> [Stated task] Transcribe the entries exactly; images are not part of the copy.

> [Data for this exercise]
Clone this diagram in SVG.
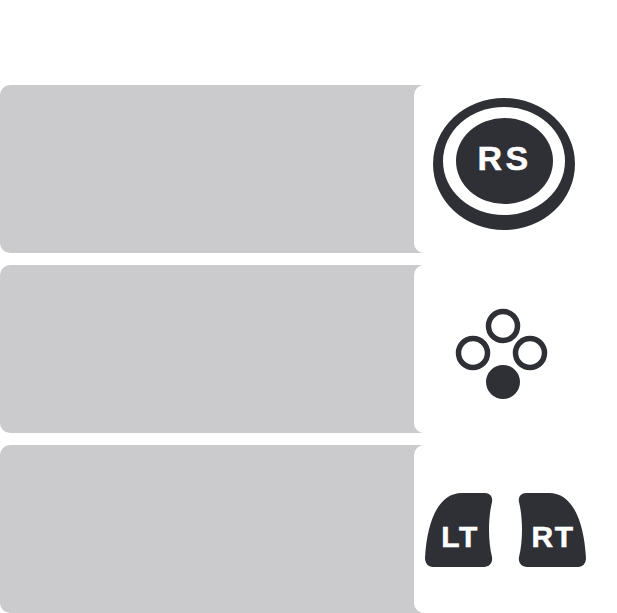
<svg xmlns="http://www.w3.org/2000/svg" width="617" height="613" viewBox="0 0 617 613">
<style>
.panel{fill:#cbcbcd}
.card{fill:#fff}
.ink{fill:#2f3036}
.ring{fill:#fff;stroke:#2f3036;stroke-width:5.500}
.label{fill:#fff;stroke:#fff;stroke-width:.5;font-family:"Liberation Sans",Arial,sans-serif;font-weight:700;text-anchor:middle}
</style>
<rect width="617" height="613" fill="#fff"/>
<g id="row-rs">
<rect class="panel" x="0" y="85" width="430" height="168" rx="10"/>
<rect class="card" x="414" y="85" width="203" height="168" rx="10"/>
<ellipse class="ink" cx="504" cy="164" rx="71" ry="66"/>
<ellipse class="card" cx="504" cy="161" rx="61" ry="54"/>
<ellipse class="ink" cx="504.500" cy="161" rx="48.500" ry="43"/>
<text class="label" x="504.500" y="170" font-size="34" letter-spacing="3.500">RS</text>
</g>
<g id="row-buttons">
<rect class="panel" x="0" y="265" width="430" height="168" rx="10"/>
<rect class="card" x="414" y="265" width="203" height="168" rx="10"/>
<circle class="ring" cx="503" cy="326" r="14.500"/>
<circle class="ring" cx="473" cy="353" r="14.500"/>
<circle class="ring" cx="530" cy="353" r="14.500"/>
<circle class="ink" cx="503" cy="382" r="17"/>
</g>
<g id="row-triggers">
<rect class="panel" x="0" y="445" width="430" height="168" rx="10"/>
<rect class="card" x="414" y="445" width="203" height="168" rx="10"/>
<path class="ink" d="M462 493H485C490 493 493 497 492 502C488 518 488 541 492 557C493 563 489 567 484 567H433C428 567 425 563 425 558C427 522 438 493 462 493Z"/>
<path class="ink" d="M549 493H526C521 493 518 497 519 502C523 518 523 541 519 557C518 563 522 567 527 567H578C583 567 586 563 586 558C584 522 573 493 549 493Z"/>
<text class="label" x="460" y="547" font-size="30" letter-spacing="1.500">LT</text>
<text class="label" x="553" y="547" font-size="30" letter-spacing="1.500">RT</text>
</g>
</svg>
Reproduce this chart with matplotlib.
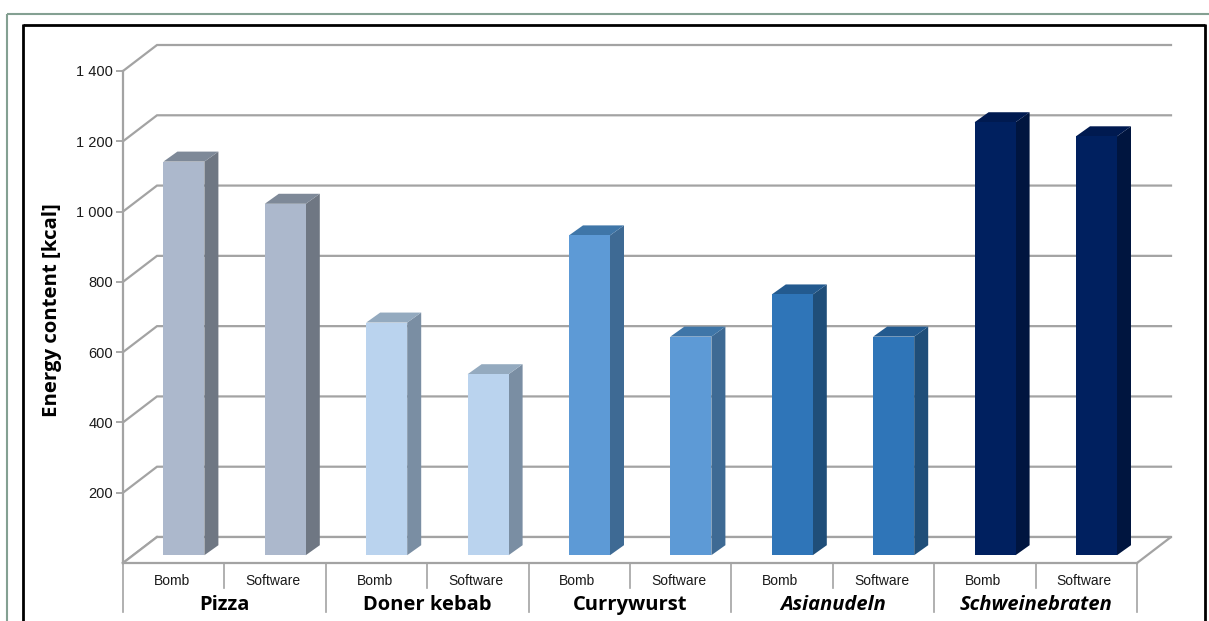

> [Exercise result]
Clone this diagram in SVG.
<svg xmlns="http://www.w3.org/2000/svg" width="617" height="613" viewBox="0 0 617 613">
<style>
.panel{fill:#cbcbcd}
.card{fill:#fff}
.ink{fill:#2f3036}
.ring{fill:#fff;stroke:#2f3036;stroke-width:5.500}
.label{fill:#fff;stroke:#fff;stroke-width:.5;font-family:"Liberation Sans",Arial,sans-serif;font-weight:700;text-anchor:middle}
</style>
<rect width="617" height="613" fill="#fff"/>
<g id="row-rs">
<rect class="panel" x="0" y="85" width="430" height="168" rx="10"/>
<rect class="card" x="414" y="85" width="203" height="168" rx="10"/>
<ellipse class="ink" cx="504" cy="164" rx="71" ry="66"/>
<ellipse class="card" cx="504" cy="161" rx="61" ry="54"/>
<ellipse class="ink" cx="504.500" cy="161" rx="48.500" ry="43"/>
<text class="label" x="504.500" y="170" font-size="34" letter-spacing="3.500">RS</text>
</g>
<g id="row-buttons">
<rect class="panel" x="0" y="265" width="430" height="168" rx="10"/>
<rect class="card" x="414" y="265" width="203" height="168" rx="10"/>
<circle class="ring" cx="503" cy="326" r="14.500"/>
<circle class="ring" cx="473" cy="353" r="14.500"/>
<circle class="ring" cx="530" cy="353" r="14.500"/>
<circle class="ink" cx="503" cy="382" r="17"/>
</g>
<g id="row-triggers">
<rect class="panel" x="0" y="445" width="430" height="168" rx="10"/>
<rect class="card" x="414" y="445" width="203" height="168" rx="10"/>
<path class="ink" d="M462 493H485C490 493 493 497 492 502C488 518 488 541 492 557C493 563 489 567 484 567H433C428 567 425 563 425 558C427 522 438 493 462 493Z"/>
<path class="ink" d="M549 493H526C521 493 518 497 519 502C523 518 523 541 519 557C518 563 522 567 527 567H578C583 567 586 563 586 558C584 522 573 493 549 493Z"/>
<text class="label" x="460" y="547" font-size="30" letter-spacing="1.500">LT</text>
<text class="label" x="553" y="547" font-size="30" letter-spacing="1.500">RT</text>
</g>
</svg>
Reproduce this chart with matplotlib.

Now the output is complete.